Determining optimal LDP size

The value of imputed genotypes depends on both their accuracy and their purpose. Daetwyler et al. [44] observed that the accuracy of genomic estimated breeding values (GEBV) achieved with SNP genotypes imputed from a sparse set of markers, as a percentage of that achieved for the dense SNP genotypes, was in all cases greater than the proportion of correctly imputed genotypes. Specifically, when 87.8% of missing genotypes were correctly imputed, the accuracy of GEBV was reduced by only 5%. Furthermore, the imputation accuracy greater than 0.90 that was achieved here for the 3K panel is very similar to that reported by Weigel et al. [10] in a study on daughter pregnancy rate, which resulted in a GEBV accuracy of 0.642 when imputation was used (from a LDP of 2942 SNPs), compared to 0.674 when all SNPs were genotyped (42 552 SNPs). Given these results, it is likely that an LDP of 2K to 3K SNPs could lead to sufficiently high imputation accuracies to be useful in Thoroughbred horses.

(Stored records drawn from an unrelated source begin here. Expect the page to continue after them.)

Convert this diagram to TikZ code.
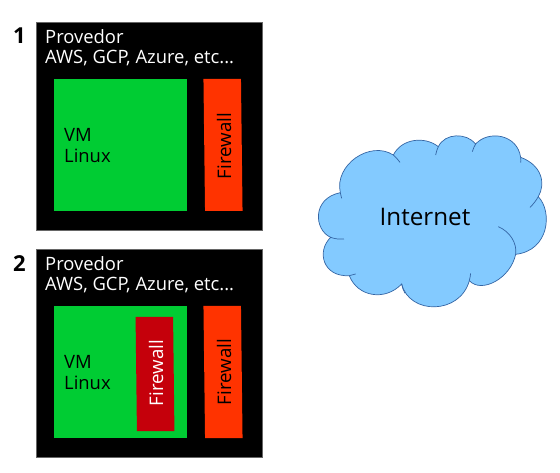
\documentclass[tikz,border=0pt]{standalone}
\usepackage{fontspec}
\setmainfont{Open Sans}
\definecolor{vmgreen}{HTML}{00CC33}
\definecolor{wallorange}{HTML}{FF3300}
\definecolor{wallred}{HTML}{C5000B}
\definecolor{cloudblue}{HTML}{83CAFF}
\definecolor{cloudline}{HTML}{3465A4}
\tikzset{
    provider/.style={fill=black, draw=black!60, line width=0.4pt, minimum width=226pt, minimum height=208pt, inner sep=0pt},
    providertext/.style={text=white, align=left, anchor=north west, inner sep=0pt, font=\fontsize{18.4}{20}\selectfont},
    vmbox/.style={fill=vmgreen, minimum width=133pt, minimum height=132pt, inner sep=0pt},
    vmtext/.style={align=left, anchor=north west, inner sep=0pt, font=\fontsize{18.4}{21}\selectfont},
    outerwall/.style={fill=wallorange, minimum width=37.5pt, minimum height=132pt, inner sep=0pt, xslant=-0.012},
    innerwall/.style={fill=wallred, text=white, minimum width=37.5pt, minimum height=114pt, inner sep=0pt, xslant=-0.012},
    walltext/.style={rotate=90, inner sep=0pt, font=\fontsize{18.7}{20}\selectfont},
    number/.style={inner sep=0pt, font=\fontsize{22}{24}\selectfont\bfseries},
    cloudedge/.style={draw=cloudline, line width=0.7pt}
}
\begin{document}
\begin{tikzpicture}[x=1pt, y=-1pt]
    \useasboundingbox (0,0) rectangle (560,473);
    % situation 1
    \node[number] (n1) at (19.5,36) {1};
    \node[provider] (p1) at (149,126) {};
    \node[providertext] (t1) at (45,29) {Provedor\\AWS, GCP, Azure, etc...};
    \node[vmbox] (vm1) at (120.5,145) {};
    \node[vmtext] (l1) at (64,128) {VM\\Linux};
    \node[outerwall] (f1) at (223,145) {};
    \node[walltext] (w1) at (224,146) {Firewall};
    % situation 2
    \node[number] (n2) at (19.5,264) {2};
    \node[provider] (p2) at (149,353) {};
    \node[providertext] (t2) at (45,256) {Provedor\\AWS, GCP, Azure, etc...};
    \node[vmbox] (vm2) at (120.5,372) {};
    \node[vmtext] (l2) at (64,355) {VM\\Linux};
    \node[innerwall] (g2) at (155,374) {};
    \node[walltext, text=white] (h2) at (156,373) {Firewall};
    \node[outerwall] (f2) at (223,372) {};
    \node[walltext] (w2) at (224,372) {Firewall};
    % cloud
    \begin{scope}[shift={(310,130)}, x=0.3333pt, y=-0.3333pt]
        \draw[fill=cloudblue, cloudedge]
            (62,322) .. controls (12,300) and (5,205) .. (91,188)
            .. controls (72,105) and (180,30) .. (250,75)
            .. controls (275,25) and (345,18) .. (385,50)
            .. controls (405,8) and (470,8) .. (497,42)
            .. controls (535,0) and (622,12) .. (632,82)
            .. controls (695,105) and (708,160) .. (685,200)
            .. controls (728,245) and (718,362) .. (617,373)
            .. controls (602,445) and (515,492) .. (478,452)
            .. controls (450,555) and (298,555) .. (275,462)
            .. controls (225,515) and (142,500) .. (118,437)
            .. controls (40,442) and (18,365) .. (62,322) -- cycle;
        \draw[cloudedge] (91,188) .. controls (92,195) and (94,200) .. (95,205);
        \draw[cloudedge] (62,322) .. controls (75,327) and (88,328) .. (102,327);
        \draw[cloudedge] (118,437) .. controls (125,436) and (130,435) .. (137,432);
        \draw[cloudedge] (275,462) .. controls (277,472) and (280,482) .. (285,490);
        \draw[cloudedge] (478,452) .. controls (480,445) and (481,437) .. (482,430);
        \draw[cloudedge] (617,373) .. controls (622,340) and (600,305) .. (565,290);
        \draw[cloudedge] (685,200) .. controls (678,212) and (670,223) .. (660,232);
        \draw[cloudedge] (632,82) .. controls (633,88) and (633,93) .. (632,98);
        \draw[cloudedge] (497,42) .. controls (493,48) and (490,56) .. (487,65);
        \draw[cloudedge] (385,50) .. controls (381,58) and (379,66) .. (377,75);
        \draw[cloudedge] (250,75) .. controls (258,82) and (264,89) .. (270,97);
    \end{scope}
    \node[inner sep=0pt, font=\fontsize{24.2}{28}\selectfont] (net) at (425,217) {Internet};
\end{tikzpicture}
\end{document}
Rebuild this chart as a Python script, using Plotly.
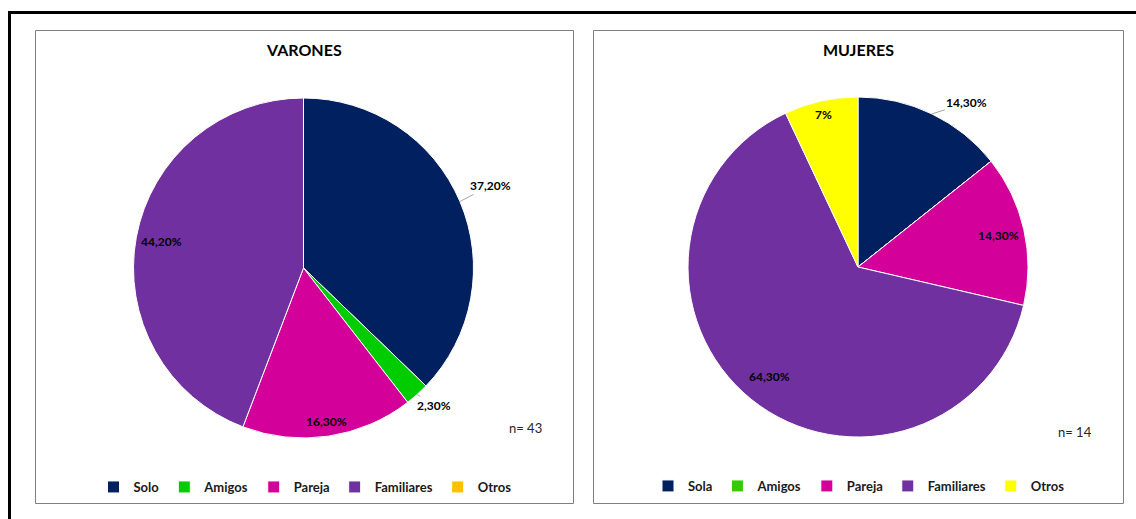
import math
import plotly.graph_objects as go

W, H = 1136, 519

# ---- data ----
cats_v = ["Solo", "Amigos", "Pareja", "Familiares", "Otros"]
vals_v = [37.2, 2.3, 16.3, 44.2, 0.0]
text_v = ["37,20%", "2,30%", "16,30%", "44,20%", ""]
n_v = 43

cats_m = ["Sola", "Amigos", "Pareja", "Familiares", "Otros"]
vals_m = [14.3, 0.0, 14.3, 64.3, 7.0]
text_m = ["14,30%", "", "14,30%", "64,30%", "7%"]
n_m = 14

# ---- style ----
colors_v = ["#002060", "#00CC00", "#D4009A", "#7030A0", "#FFC000"]
colors_m = ["#002060", "#33CC00", "#D4009A", "#7030A0", "#FFFF00"]
# label placement: number = inside at that fraction of the radius,
# (ax, ay) = outside with a leader line
place_v = [(31, -16), (17, 11), 0.91, 0.85, None]
place_m = [(35, -11), None, 0.85, 0.83, 0.92]

FONT = "Lato"
R = 170
LBL_FONT = dict(family=FONT, size=12, color="black", weight="bold")


def px(x, y):
    return x / W, 1 - y / H


fig = go.Figure()
annotations = []


def add_pie(cats, vals, colors, texts, places, cx, cy, legend_name, group, title, n, nxy):
    dom_x = [(cx - R) / W, (cx + R) / W]
    dom_y = [1 - (cy + R) / H, 1 - (cy - R) / H]
    fig.add_trace(go.Pie(
        labels=cats, values=vals, sort=False, direction="clockwise", rotation=0,
        marker=dict(colors=colors, line=dict(color="white", width=1)),
        textinfo="none", hoverinfo="label+percent",
        domain=dict(x=dom_x, y=dom_y), legend=legend_name, legendgroup=group,
        showlegend=True,
    ))
    total = sum(vals)
    cum = 0.0
    for v, t, p in zip(vals, texts, places):
        a0 = cum / total * 360
        cum += v
        a1 = cum / total * 360
        if not t or v == 0 or p is None:
            continue
        mid = math.radians((a0 + a1) / 2)
        if isinstance(p, float):
            x = cx + p * R * math.sin(mid)
            y = cy - p * R * math.cos(mid)
            xp, yp = px(x, y)
            annotations.append(dict(x=xp, y=yp, xref="paper", yref="paper", text=t,
                                    xanchor="center", yanchor="middle",
                                    showarrow=False, font=LBL_FONT))
        else:
            x = cx + R * math.sin(mid)
            y = cy - R * math.cos(mid)
            xp, yp = px(x, y)
            annotations.append(dict(x=xp, y=yp, xref="paper", yref="paper", text=t,
                                    xanchor="center", yanchor="middle",
                                    showarrow=True, arrowhead=0, arrowwidth=1,
                                    arrowcolor="#A6A6A6", ax=p[0], ay=p[1], standoff=0,
                                    font=LBL_FONT))
    tx, ty = px(cx, 50)
    annotations.append(dict(x=tx, y=ty, xref="paper", yref="paper", text=title,
                            xanchor="center", yanchor="middle", showarrow=False,
                            font=dict(family=FONT, size=16, color="black", weight="bold")))
    nx_, ny_ = px(*nxy)
    annotations.append(dict(x=nx_, y=ny_, xref="paper", yref="paper", text=f"n= {n}",
                            xanchor="center", yanchor="middle", showarrow=False,
                            font=dict(family=FONT, size=13, color="#262626")))


add_pie(cats_v, vals_v, colors_v, text_v, place_v, 303.5, 268, "legend", "v",
        "VARONES", n_v, (525, 428))
add_pie(cats_m, vals_m, colors_m, text_m, place_m, 858, 267, "legend2", "m",
        "MUJERES", n_m, (1075, 432))

shapes = []
for x0, x1 in [(35.5, 573.5), (593.5, 1123.5)]:
    a, b = px(x0, 503.5)
    c, d = px(x1, 30.5)
    shapes.append(dict(type="rect", xref="paper", yref="paper", x0=a, y0=b, x1=c, y1=d,
                       line=dict(color="#7F7F7F", width=1)))
a, b = px(9.5, 530)
c, d = px(1150, 12.5)
shapes.append(dict(type="rect", xref="paper", yref="paper", x0=a, y0=b, x1=c, y1=d,
                   line=dict(color="black", width=3)))

leg_font = dict(family=FONT, size=13, color="#1A1A1A", weight="bold")
lx1, ly1 = px(305, 487)
lx2, ly2 = px(859, 486)
fig.update_layout(
    width=W, height=H, margin=dict(l=0, r=0, t=0, b=0, autoexpand=False),
    paper_bgcolor="white", plot_bgcolor="white",
    annotations=annotations, shapes=shapes,
    legend=dict(orientation="h", x=lx1, y=ly1, xanchor="center", yanchor="middle",
                traceorder="normal", font=leg_font, itemwidth=30,
                bgcolor="rgba(0,0,0,0)"),
    legend2=dict(orientation="h", x=lx2, y=ly2, xanchor="center", yanchor="middle",
                 traceorder="normal", font=leg_font, itemwidth=30,
                 bgcolor="rgba(0,0,0,0)"),
)

fig.write_html("out.html", config={"displayModeBar": False},
               post_script="document.body.style.margin='0';")
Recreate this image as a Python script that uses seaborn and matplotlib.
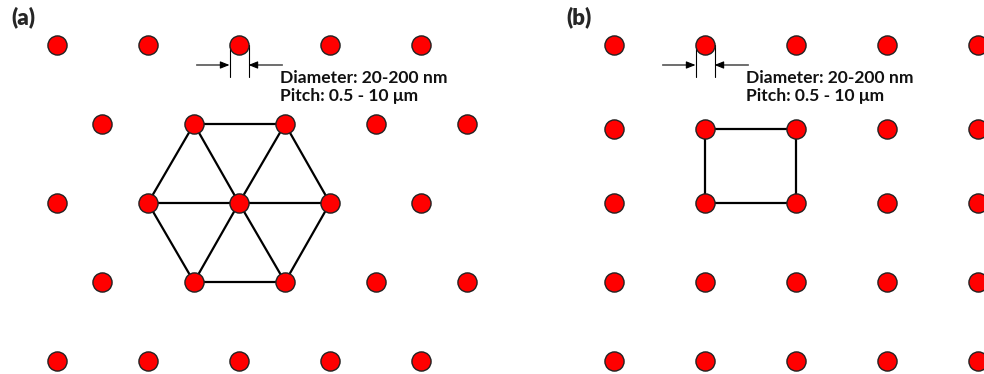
import numpy as np
import pandas as pd
import matplotlib
matplotlib.use("Agg")
import matplotlib.pyplot as plt
import seaborn as sns

# Lattice site positions (pixel units of the canvas)
hex_rows_y = [45, 124, 203, 282, 361]
hex_cols_even_x = [57, 148, 239, 330, 421]
hex_cols_odd_x = [102, 194, 285, 376, 467]
sq_cols_x = [614, 705, 796, 887, 978]
sq_rows_y = [45, 129, 203, 282, 361]

panel_labels = ["(a)", "(b)"]
spec_lines = ["Diameter: 20-200 nm", "Pitch: 0.5 - 10 μm"]

# Build a tidy table of all dot sites
rows = []
for i, y in enumerate(hex_rows_y):
    xs = hex_cols_even_x if i % 2 == 0 else hex_cols_odd_x
    for x in xs:
        rows.append(("hex", x, y))
for y in sq_rows_y:
    for x in sq_cols_x:
        rows.append(("square", x, y))
df = pd.DataFrame(rows, columns=["lattice", "x", "y"])

sns.set_theme(style="white")
plt.rcParams["font.family"] = ["Lato", "DejaVu Sans"]

fig = plt.figure(figsize=(9.84, 3.74), dpi=100)
ax = fig.add_axes([0, 0, 1, 1])

line_kw = dict(color="black", lw=1.6, zorder=1, solid_capstyle="butt")

# Hexagonal unit: centre plus its six nearest neighbours
cx, cy = hex_cols_even_x[2], hex_rows_y[2]
ring = [
    (hex_cols_odd_x[1], hex_rows_y[1]),
    (hex_cols_odd_x[2], hex_rows_y[1]),
    (hex_cols_even_x[3], hex_rows_y[2]),
    (hex_cols_odd_x[2], hex_rows_y[3]),
    (hex_cols_odd_x[1], hex_rows_y[3]),
    (hex_cols_even_x[1], hex_rows_y[2]),
]
for k in range(6):
    x0, y0 = ring[k]
    x1, y1 = ring[(k + 1) % 6]
    ax.plot([x0, x1], [y0, y1], **line_kw)
    ax.plot([cx, x0], [cy, y0], **line_kw)

# Square unit cell
sq = [
    (sq_cols_x[1], sq_rows_y[1]),
    (sq_cols_x[2], sq_rows_y[1]),
    (sq_cols_x[2], sq_rows_y[2]),
    (sq_cols_x[1], sq_rows_y[2]),
]
for k in range(4):
    x0, y0 = sq[k]
    x1, y1 = sq[(k + 1) % 4]
    ax.plot([x0, x1], [y0, y1], **line_kw)

# Diameter callouts on one dot of each lattice
r = 9.5
for dx, dy in [(hex_cols_even_x[2], hex_rows_y[0]),
               (sq_cols_x[1], sq_rows_y[0])]:
    for sx in (-r, r):
        ax.plot([dx + sx, dx + sx], [dy, dy + 32], color="black", lw=0.8, zorder=1)
    ay = dy + 20
    akw = dict(arrowstyle="-|>,head_length=0.55,head_width=0.22", color="black",
               lw=0.8, shrinkA=0, shrinkB=0, mutation_scale=10)
    ax.annotate("", xy=(dx - r, ay), xytext=(dx - r - 33, ay), arrowprops=akw)
    ax.annotate("", xy=(dx + r, ay), xytext=(dx + r + 34, ay), arrowprops=akw)
    ax.text(dx + 41, dy + 38, spec_lines[0], fontsize=12.6, fontweight="bold",
            color="#111111", va="baseline", ha="left")
    ax.text(dx + 41, dy + 56, spec_lines[1], fontsize=12.6, fontweight="bold",
            color="#111111", va="baseline", ha="left")

sns.scatterplot(data=df, x="x", y="y", ax=ax, color="#ff0000", s=190,
                edgecolor="#222222", linewidth=1.0, zorder=3, legend=False)
ax.set_xlim(0, 984)
ax.set_ylim(374, 0)
ax.axis("off")

ax.text(11, 24, panel_labels[0], fontsize=16, fontweight="heavy", va="baseline", ha="left")
ax.text(566, 24, panel_labels[1], fontsize=16, fontweight="heavy", va="baseline", ha="left")

fig.savefig("out.png", dpi=100, facecolor="white")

Any loss of accuracy in imputation that occurs as a result of using lower density SNP panels must also be considered alongside the cost savings that would be achieved. Part of the accuracy lost might be recovered if the pedigrees of genotyped individuals were available [14]. However, based on estimated genotyping costs for 384 to 2K SNPs, with 1K and 2K SNP panel prices based on a custom chip construction, and for 3072 to 6K SNPs, based on the iSelect Infinium Assay, there is no difference in cost between genotyping 768 and 2K SNPs, or between genotyping 3072 and 6K SNPs (Source: GeneSeek representative, 2012). Therefore, the logical choice is between a 384, a 2K and a 6K SNP panel, with these options offering 42, 84 and 96% of the accuracy in imputation for 17%, 29% and 40% of the cost of the equine 70K SNP chip (used because the Equine SNP50 BeadChip is no longer available to purchase), respectively. Whilst the cost increases by the same amount (US$20) from 384 to 2K and then from 2K to 6K, the increase in imputation accuracy is more than three times greater from 384 to 2K than from 2K to 6K, suggesting that a 2K SNP panel represents better value for money. However, specific uses may demand specific accuracies, in which case cost could be less important.

Conclusions

The results of this study show that it is possible to impute genotypes from low- to high- density in Thoroughbred horses with reasonable to high accuracy. An investigation of the source of differences in imputation accuracy revealed dependence on the MAF of the SNPs being imputed, and on the underlying LD structure. While equidistant LDP SNPs worked well, optimising LDP SNP selection to increase their MAF was advantageous leading to increased imputation accuracy, even when LDPs were subsequently used in a population of different geographical origin. By using LD map distance instead of physical distance to select LDP SNPs, differences in imputation accuracy between SNPs were reduced. Whereas a 1K SNP panel was generally sufficient to ensure that more than 80% of genotypes were correctly imputed, inference from other studies suggests that a 2 to 3K SNP panel would ensure that the subsequent loss in accuracy for, for example, genomic prediction was minimal [10, 44]. Furthermore, the relationship between accuracy and genotyping costs for the different LDPs, suggest that a 2K SNP panel would represent good value for money for Thoroughbreds. More work is needed to evaluate the impact of between-breed differences on imputation accuracy. Imputation makes it possible to use low-density SNP panels as a low cost alternative to high-density genotyping but it also provides a means to combine datasets from different genotyping platforms, a possibility that will become necessary as researchers are starting to use the recently developed equine 70K SNP chip.